**DIRECTIVE:**
Copy every line of the data exactly, leaving nothing out.

**DATASET EXTRACT:**
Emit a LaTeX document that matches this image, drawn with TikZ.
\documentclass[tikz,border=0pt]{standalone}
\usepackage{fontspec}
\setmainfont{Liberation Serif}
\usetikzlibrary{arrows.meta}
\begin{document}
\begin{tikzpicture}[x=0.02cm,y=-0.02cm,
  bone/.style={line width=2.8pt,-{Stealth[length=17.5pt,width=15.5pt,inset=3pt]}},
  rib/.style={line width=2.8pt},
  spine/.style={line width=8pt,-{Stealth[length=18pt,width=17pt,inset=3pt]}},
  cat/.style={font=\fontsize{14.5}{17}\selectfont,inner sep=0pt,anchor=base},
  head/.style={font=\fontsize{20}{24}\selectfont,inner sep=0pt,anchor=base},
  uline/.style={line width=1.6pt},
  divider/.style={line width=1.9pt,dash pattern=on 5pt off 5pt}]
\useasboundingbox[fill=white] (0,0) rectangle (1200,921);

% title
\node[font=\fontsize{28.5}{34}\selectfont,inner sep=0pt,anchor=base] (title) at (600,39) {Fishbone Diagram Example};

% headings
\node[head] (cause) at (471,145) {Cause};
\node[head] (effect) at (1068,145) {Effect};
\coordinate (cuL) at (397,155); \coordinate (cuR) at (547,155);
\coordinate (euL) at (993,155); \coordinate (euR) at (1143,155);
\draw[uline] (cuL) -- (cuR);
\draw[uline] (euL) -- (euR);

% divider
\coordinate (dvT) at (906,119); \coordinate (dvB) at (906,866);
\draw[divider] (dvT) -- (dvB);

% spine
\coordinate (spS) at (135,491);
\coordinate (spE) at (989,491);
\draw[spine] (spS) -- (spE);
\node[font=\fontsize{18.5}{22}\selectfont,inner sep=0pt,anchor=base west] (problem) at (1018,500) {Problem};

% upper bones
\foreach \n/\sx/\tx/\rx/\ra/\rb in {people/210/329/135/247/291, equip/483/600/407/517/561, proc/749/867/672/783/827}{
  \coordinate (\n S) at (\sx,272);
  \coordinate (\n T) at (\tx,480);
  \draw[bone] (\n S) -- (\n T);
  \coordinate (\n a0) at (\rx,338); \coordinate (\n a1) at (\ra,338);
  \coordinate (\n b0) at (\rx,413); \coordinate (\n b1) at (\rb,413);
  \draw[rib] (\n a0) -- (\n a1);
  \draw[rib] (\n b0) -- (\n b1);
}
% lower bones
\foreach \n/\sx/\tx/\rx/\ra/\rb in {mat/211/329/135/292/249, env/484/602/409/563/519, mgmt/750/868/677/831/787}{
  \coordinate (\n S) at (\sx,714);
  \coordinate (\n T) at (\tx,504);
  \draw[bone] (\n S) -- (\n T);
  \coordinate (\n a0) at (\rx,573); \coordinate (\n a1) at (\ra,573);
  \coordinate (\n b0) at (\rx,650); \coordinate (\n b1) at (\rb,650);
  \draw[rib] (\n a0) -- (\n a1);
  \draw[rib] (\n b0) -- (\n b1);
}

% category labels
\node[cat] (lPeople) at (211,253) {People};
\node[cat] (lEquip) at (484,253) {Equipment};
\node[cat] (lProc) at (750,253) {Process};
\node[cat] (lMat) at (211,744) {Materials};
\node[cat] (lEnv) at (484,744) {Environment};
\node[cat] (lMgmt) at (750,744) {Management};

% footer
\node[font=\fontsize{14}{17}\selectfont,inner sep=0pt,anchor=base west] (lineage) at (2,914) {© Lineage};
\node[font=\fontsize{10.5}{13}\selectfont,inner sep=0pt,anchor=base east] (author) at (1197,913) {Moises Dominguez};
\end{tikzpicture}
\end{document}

**WRITTEN SOLUTION:**
Emit a LaTeX document that matches this image, drawn with TikZ.
\documentclass[tikz,border=0pt]{standalone}
\usepackage{fontspec}
\setmainfont{Liberation Serif}
\usetikzlibrary{arrows.meta}
\begin{document}
\begin{tikzpicture}[x=0.02cm,y=-0.02cm,
  bone/.style={line width=2.8pt,-{Stealth[length=17.5pt,width=15.5pt,inset=3pt]}},
  rib/.style={line width=2.8pt},
  spine/.style={line width=8pt,-{Stealth[length=18pt,width=17pt,inset=3pt]}},
  cat/.style={font=\fontsize{14.5}{17}\selectfont,inner sep=0pt,anchor=base},
  head/.style={font=\fontsize{20}{24}\selectfont,inner sep=0pt,anchor=base},
  uline/.style={line width=1.6pt},
  divider/.style={line width=1.9pt,dash pattern=on 5pt off 5pt}]
\useasboundingbox[fill=white] (0,0) rectangle (1200,921);

% title
\node[font=\fontsize{28.5}{34}\selectfont,inner sep=0pt,anchor=base] (title) at (600,39) {Fishbone Diagram Example};

% headings
\node[head] (cause) at (471,145) {Cause};
\node[head] (effect) at (1068,145) {Effect};
\coordinate (cuL) at (397,155); \coordinate (cuR) at (547,155);
\coordinate (euL) at (993,155); \coordinate (euR) at (1143,155);
\draw[uline] (cuL) -- (cuR);
\draw[uline] (euL) -- (euR);

% divider
\coordinate (dvT) at (906,119); \coordinate (dvB) at (906,866);
\draw[divider] (dvT) -- (dvB);

% spine
\coordinate (spS) at (135,491);
\coordinate (spE) at (989,491);
\draw[spine] (spS) -- (spE);
\node[font=\fontsize{18.5}{22}\selectfont,inner sep=0pt,anchor=base west] (problem) at (1018,500) {Problem};

% upper bones
\foreach \n/\sx/\tx/\rx/\ra/\rb in {people/210/329/135/247/291, equip/483/600/407/517/561, proc/749/867/672/783/827}{
  \coordinate (\n S) at (\sx,272);
  \coordinate (\n T) at (\tx,480);
  \draw[bone] (\n S) -- (\n T);
  \coordinate (\n a0) at (\rx,338); \coordinate (\n a1) at (\ra,338);
  \coordinate (\n b0) at (\rx,413); \coordinate (\n b1) at (\rb,413);
  \draw[rib] (\n a0) -- (\n a1);
  \draw[rib] (\n b0) -- (\n b1);
}
% lower bones
\foreach \n/\sx/\tx/\rx/\ra/\rb in {mat/211/329/135/292/249, env/484/602/409/563/519, mgmt/750/868/677/831/787}{
  \coordinate (\n S) at (\sx,714);
  \coordinate (\n T) at (\tx,504);
  \draw[bone] (\n S) -- (\n T);
  \coordinate (\n a0) at (\rx,573); \coordinate (\n a1) at (\ra,573);
  \coordinate (\n b0) at (\rx,650); \coordinate (\n b1) at (\rb,650);
  \draw[rib] (\n a0) -- (\n a1);
  \draw[rib] (\n b0) -- (\n b1);
}

% category labels
\node[cat] (lPeople) at (211,253) {People};
\node[cat] (lEquip) at (484,253) {Equipment};
\node[cat] (lProc) at (750,253) {Process};
\node[cat] (lMat) at (211,744) {Materials};
\node[cat] (lEnv) at (484,744) {Environment};
\node[cat] (lMgmt) at (750,744) {Management};

% footer
\node[font=\fontsize{14}{17}\selectfont,inner sep=0pt,anchor=base west] (lineage) at (2,914) {© Lineage};
\node[font=\fontsize{10.5}{13}\selectfont,inner sep=0pt,anchor=base east] (author) at (1197,913) {Moises Dominguez};
\end{tikzpicture}
\end{document}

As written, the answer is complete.